Sie haben an sich geglaubt, sich auch von anfänglichen Rückschlägen nicht unterkriegen lassen, sondern unverdrossen an der eigenen Idee gearbeitet, und nach Jahren der Mühsal wurden sie mit der Lust der Höhen belohnt: Rosenstolz, das Duo aus der Berliner Subkultur, gehört zu Deutschlands erfolgreichsten Bands. Mussten sie ihre ersten Produktionen noch eigenhändig nach Konzertschluss an Mann & Frau bringen, so wird jede neue Veröffentlichung inzwischen von einer ganzen Kampagne begleitet. Rosenstolz sind ein Ereignis.

Doch der Ruhm hat seinen Preis. Was die einen als "Reife" bezeichnen, gilt den anderen als Langeweile. Das Erwachsenwerden hat nicht nur Vorteile, es ist mit Anpassung und Nachdenklichkeit verbunden - Vorgänge, die zu Lasten von Spontaneität und Querdenkertum gehen. In dieser Hinsicht ist "Herz", mittlerweile die neunte Produktion von AnNa und Peter Plate, eine Enttäuschung. Der subversive Unterton früherer Alben ist verschwunden. Kaum noch eine Spur von grandiosen Momenten wie "Soubrette werd' ich nie" oder der knisternden Erotik im "Objekt der Begierde". Erwachsenwerden, das ist für Rosenstolz die Auseinandersetzung mit Partnerschaft, ihrem Anfang und ihrem Ende, auffallend häufig mit einem resignativen Unterton ("Die Liebe ist tot"), aber oft genug ohne wirklich zu berühren.

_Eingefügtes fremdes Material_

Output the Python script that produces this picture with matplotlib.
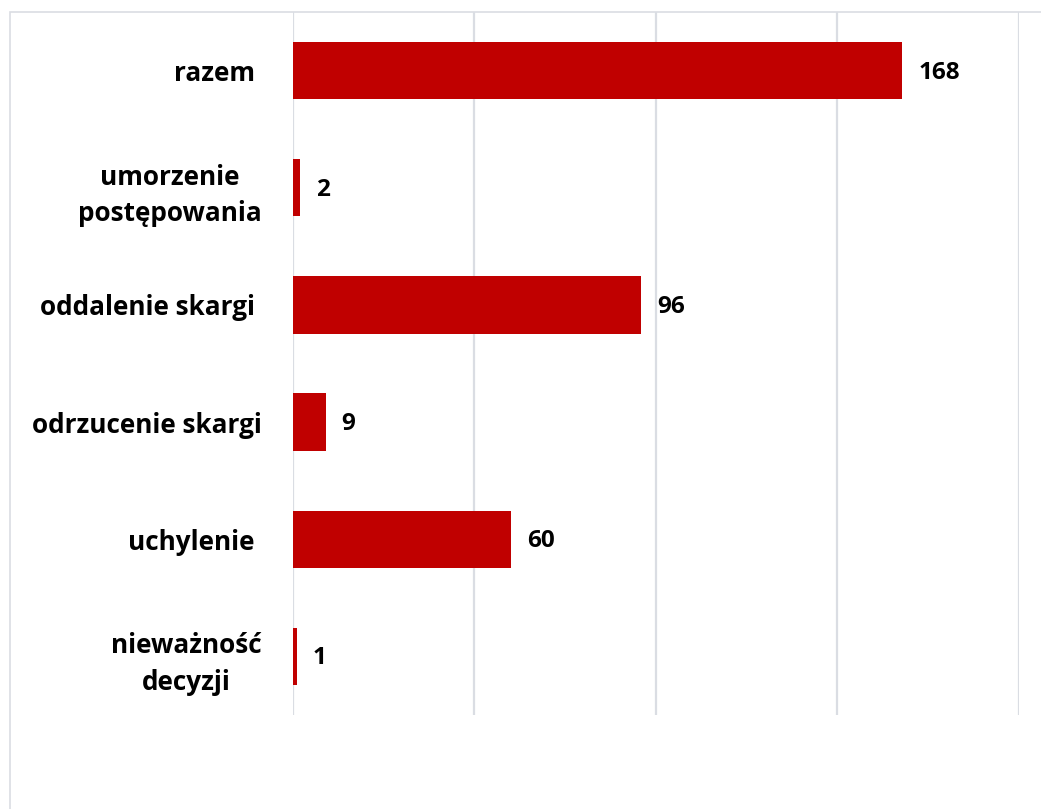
import matplotlib.pyplot as plt
from matplotlib.patches import Rectangle

categories = ["nieważność\ndecyzji", "uchylenie ", "odrzucenie skargi",
              "oddalenie skargi ", "umorzenie\npostępowania", "razem "]
values = [1, 60, 9, 96, 2, 168]
x_ticks = [0, 50, 100, 150, 200]

W, H = 1041, 809
fig = plt.figure(figsize=(W / 100, H / 100), dpi=100)
ax = fig.add_axes([293 / W, 1 - 715 / H, (1018.5 - 293) / W, (715 - 12) / H])

ax.barh(range(len(values)), values, height=0.49, color="#C00000", zorder=3)
ax.set_xlim(0, 200)
ax.set_ylim(-0.5, len(values) - 0.5)
ax.set_xticks(x_ticks)
ax.set_xticklabels([])
ax.set_yticks(range(len(values)))
ax.set_yticklabels(categories, fontsize=18.8, fontweight="bold",
                   family=["Open Sans", "DejaVu Sans"], multialignment="center",
                   linespacing=1.45)
ax.tick_params(axis="both", length=0)
ax.tick_params(axis="y", pad=22.5)
ax.grid(axis="x", color="#DADDE3", linewidth=1.6, zorder=0)
for s in ax.spines.values():
    s.set_visible(False)

for i, v in enumerate(values):
    ax.annotate(str(v), (v, i), xytext=(16 * 0.72, -1.5), textcoords="offset points",
                ha="left", va="center", fontsize=17.5, fontweight="bold",
                family=["Open Sans", "DejaVu Sans"])

fig.patches.append(Rectangle((9.5 / W, -0.1), 1.2, 1 - 12 / H + 0.1,
                             transform=fig.transFigure, fill=False,
                             edgecolor="#DADDE3", linewidth=1.2))

fig.savefig("out.png", dpi=100)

So klingt "Herz" streckenweise wie eine vorgezogene Midlife-Crisis von Spätpubertären, und wäre da nicht die professionelle und abwechslungsreiche musikalische Umsetzung, so wäre "Herz" eine Enttäuschung auf der ganzen Linie. Denn der Musik hat die Reife gut getan. Rosenstolz haben ihren Sound erneut erweitern können, sie beherrschen ein breites Spektrum zwischen dem Plastiksound der 80er und druckvollem Poprock auf internationalem Niveau, wobei die besondere Stärke des Duos immer noch im dramatischen Ausdruck epischer Balladen liegen dürfte, in denen AnNas Gesang in den Vordergrund tritt.

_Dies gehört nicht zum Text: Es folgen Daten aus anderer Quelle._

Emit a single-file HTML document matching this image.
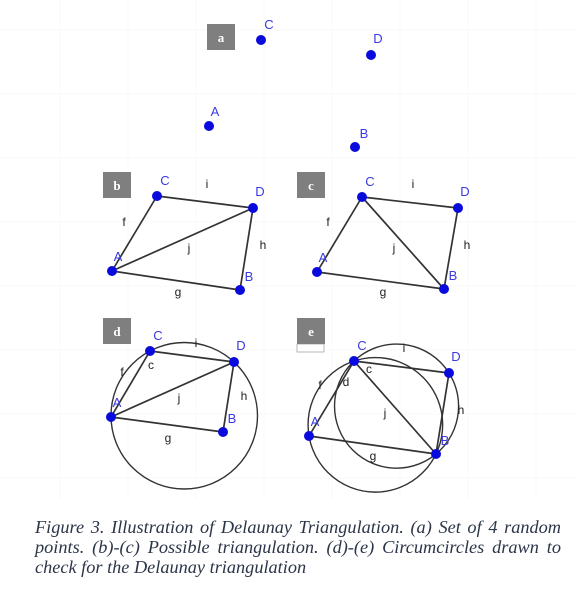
<!DOCTYPE html>
<html><head><meta charset="utf-8">
<style>
html,body{margin:0;padding:0;background:#fff;}
body{width:575px;height:594px;position:relative;overflow:hidden;}
svg{position:absolute;left:0;top:0;}
.cap{position:absolute;left:35px;width:526px;font-family:"Liberation Serif",serif;font-style:italic;font-size:18.3px;color:#2c3648;line-height:20px;text-align:justify;text-align-last:justify;white-space:nowrap;}
</style></head>
<body>
<svg id="fig" width="575" height="594"></svg>
<div class="cap" style="top:517px">Figure 3. Illustration of Delaunay Triangulation. (a) Set of 4 random</div>
<div class="cap" style="top:537px">points. (b)-(c) Possible triangulation. (d)-(e) Circumcircles drawn to</div>
<div class="cap" style="top:557px;text-align-last:left">check for the Delaunay triangulation</div>
<script>
// Point coordinates for each panel (A, B, C, D)
const panelA = {A:[209,126],B:[355,147],C:[261,40],D:[371,55]};
const panelB = {A:[112,271],B:[240,290],C:[157,196],D:[253,208]};
const panelC = {A:[317,272],B:[444,289],C:[362,197],D:[458,208]};
const panelD = {A:[111,417],B:[223,432],C:[150,351],D:[234,362]};
const panelE = {A:[309,436],B:[436,454],C:[354,361],D:[449,373]};
const edgesB = [["A","C"],["C","D"],["D","B"],["B","A"],["A","D"]];
const edgesC = [["A","C"],["C","D"],["D","B"],["B","A"],["C","B"]];
const circlesD = [["A","C","D"]];
const circlesE = [["A","C","B"],["C","D","B"]];

const NS="http://www.w3.org/2000/svg";
const svg=document.getElementById('fig');
function mk(tag,attrs,name,parent){
  const e=document.createElementNS(NS,tag);
  for(const k in attrs)e.setAttribute(k,attrs[k]);
  
  
  (parent||svg).appendChild(e);return e;
}
function txt(x,y,s,col,size,name,bold,serif){
  const t=mk('text',{x:x,y:y,fill:col,'font-size':size,'font-family':serif?'Liberation Serif, serif':'Liberation Sans, sans-serif','font-weight':bold?'bold':'normal','text-anchor':'middle'},name);
  t.textContent=s;return t;
}
function circum(a,b,c){
  const d=2*(a[0]*(b[1]-c[1])+b[0]*(c[1]-a[1])+c[0]*(a[1]-b[1]));
  const a2=a[0]*a[0]+a[1]*a[1],b2=b[0]*b[0]+b[1]*b[1],c2=c[0]*c[0]+c[1]*c[1];
  const ux=(a2*(b[1]-c[1])+b2*(c[1]-a[1])+c2*(a[1]-b[1]))/d;
  const uy=(a2*(c[0]-b[0])+b2*(a[0]-c[0])+c2*(b[0]-a[0]))/d;
  return [ux,uy,Math.hypot(a[0]-ux,a[1]-uy)];
}
function box(x,y,l,id){
  mk('rect',{x:x,y:y,width:28,height:26,fill:'#7f7f7f'},'panel-'+id+'-label-box');
  txt(x+14,y+18,l,'#fff',13,'panel-'+id+'-label',true,true);
}
function panel(P,edges,circles,id,labels){
  circles.forEach((c,i)=>{
    const [cx,cy,r]=circum(P[c[0]],P[c[1]],P[c[2]]);
    mk('circle',{cx:cx,cy:cy,r:r,fill:'none',stroke:'#333',"stroke-width":1.4},'panel-'+id+'-circumcircle');
  });
  edges.forEach(e=>{
    mk('line',{x1:P[e[0]][0],y1:P[e[0]][1],x2:P[e[1]][0],y2:P[e[1]][1],stroke:'#333',"stroke-width":1.7},'panel-'+id+'-edge-'+e[0]+e[1]);
  });
  for(const k in P){
    mk('circle',{cx:P[k][0],cy:P[k][1],r:5,fill:'#0a0adc'},'panel-'+id+'-point-'+k);
  }
  const off={A:[6,-10],B:[9,-9],C:[8,-11],D:[7,-12]};
  for(const k in P){
    txt(P[k][0]+off[k][0],P[k][1]+off[k][1],k,'#3a3ae0',13,'panel-'+id+'-point-label-'+k);
  }
  (labels||[]).forEach(l=>txt(l[1],l[2],l[0],'#222',12,'panel-'+id+'-edge-label-'+l[0]));
}
// faint grid
for(let x=60;x<560;x+=68) mk('line',{x1:x,y1:0,x2:x,y2:500,stroke:'#f8f8f8','stroke-width':1},'grid-line');
for(let y=30;y<500;y+=64) mk('line',{x1:0,y1:y,x2:575,y2:y,stroke:'#f8f8f8','stroke-width':1},'grid-line');

box(207,24,'a','a');
panel(panelA,[],[],'a');
box(103,172,'b','b');
panel(panelB,edgesB,[],'b',[['f',124,226],['i',207,188],['j',189,252],['h',263,249],['g',178,296]]);
box(297,172,'c','c');
panel(panelC,edgesC,[],'c',[['f',328,226],['i',413,188],['j',394,252],['h',467,249],['g',383,296]]);
box(103,318,'d','d');
panel(panelD,edgesB,circlesD,'d',[['c',151,369],['f',122,376],['i',196,347],['j',179,402],['h',244,400],['g',168,442]]);
mk('rect',{x:297,y:344,width:27,height:8,fill:'#fff',stroke:'#999','stroke-width':0.7},'panel-e-sub-box');
box(297,318,'e','e');
panel(panelE,edgesC,circlesE,'e',[['c',369,373],['d',346,386],['f',320,389],['i',404,352],['j',385,417],['h',461,414],['g',373,460]]);
</script>
</body></html>
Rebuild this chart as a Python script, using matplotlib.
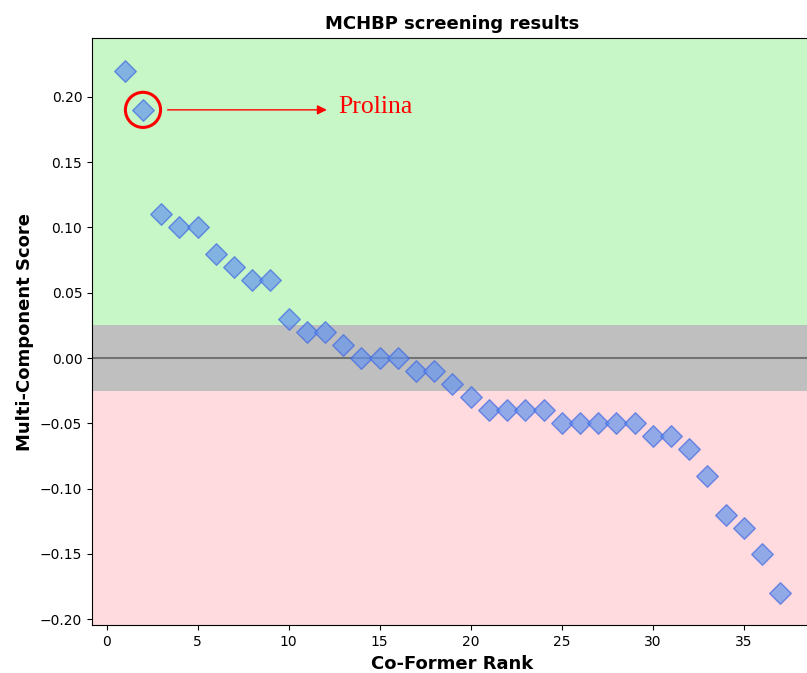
import matplotlib.pyplot as plt
import numpy as np

# co-former ranks and their multi-component scores
ranks = list(range(1, 38))
scores = [0.22, 0.19, 0.11, 0.10, 0.10, 0.08, 0.07, 0.06, 0.06, 0.03,
          0.02, 0.02, 0.01, 0.00, 0.00, 0.00, -0.01, -0.01, -0.02, -0.03,
          -0.04, -0.04, -0.04, -0.04, -0.05, -0.05, -0.05, -0.05, -0.05, -0.06,
          -0.06, -0.07, -0.09, -0.12, -0.13, -0.15, -0.18]

threshold = 0.025
highlight_rank = 2
highlight_name = "Prolina"
ytick_vals = [-0.20, -0.15, -0.10, -0.05, 0.00, 0.05, 0.10, 0.15, 0.20]

fig = plt.figure(figsize=(8.07, 6.73), dpi=100)
ax = fig.add_axes([0.114, 0.0709, 0.8934, 0.873])

ylo, yhi = -0.2046, 0.2452
ax.axhspan(threshold, yhi, color="lightgreen", alpha=0.5, lw=0, zorder=0)
ax.axhspan(-threshold, threshold, color="gray", alpha=0.5, lw=0, zorder=0)
ax.axhspan(ylo, -threshold, color="lightpink", alpha=0.5, lw=0, zorder=0)
ax.axhline(0, color="black", alpha=0.4, lw=1.5, zorder=1)

ax.scatter(ranks, scores, marker="D", s=120, c="cornflowerblue", alpha=0.7,
           edgecolors="royalblue", linewidths=1.0, zorder=3)

# mark the selected co-former
hx = ranks[highlight_rank - 1]
hy = scores[highlight_rank - 1]
ax.scatter([hx], [hy], marker="o", s=640, facecolors="none",
           edgecolors="red", linewidths=2.2, zorder=4)
ax.annotate("", xy=(hx + 10.25, hy), xytext=(hx + 1.2, hy),
            arrowprops=dict(arrowstyle="-|>", color="red", lw=1.0,
                            mutation_scale=14), zorder=4)
ax.text(hx + 10.75, hy + 0.002, highlight_name, color="red", fontsize=18.5,
        family="Liberation Serif", va="center", ha="left")

ax.set_xlim(-0.8, 38.8)
ax.set_ylim(ylo, yhi)
ax.set_xticks(np.arange(0, 40, 5))
ax.set_yticks(ytick_vals)
ax.set_yticklabels([f"{v:.2f}".replace("-", "\u2212") for v in ytick_vals])

ax.set_title("MCHBP screening results", fontsize=13, fontweight="bold")
ax.set_xlabel("Co-Former Rank", fontsize=13, fontweight="bold")
ax.set_ylabel("Multi-Component Score", fontsize=13, fontweight="bold")

fig.savefig("out.png", dpi=100)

So bleibt man nach dem Hören von "Herz" mit ambivalenten Gefühlen zurück und lässt die Band lieber selbst zu Wort kommen: "Herz" sei ein "Album auf der Suche nach Liebe", erklären Rosenstolz (Pressetext), und: "Liebe, die wir bekommen haben, Liebe, die wir gegeben haben, Liebe, nach der wir uns sehnen, und es ist auch voll von Liebe, die sich wohl nie erfüllen kann."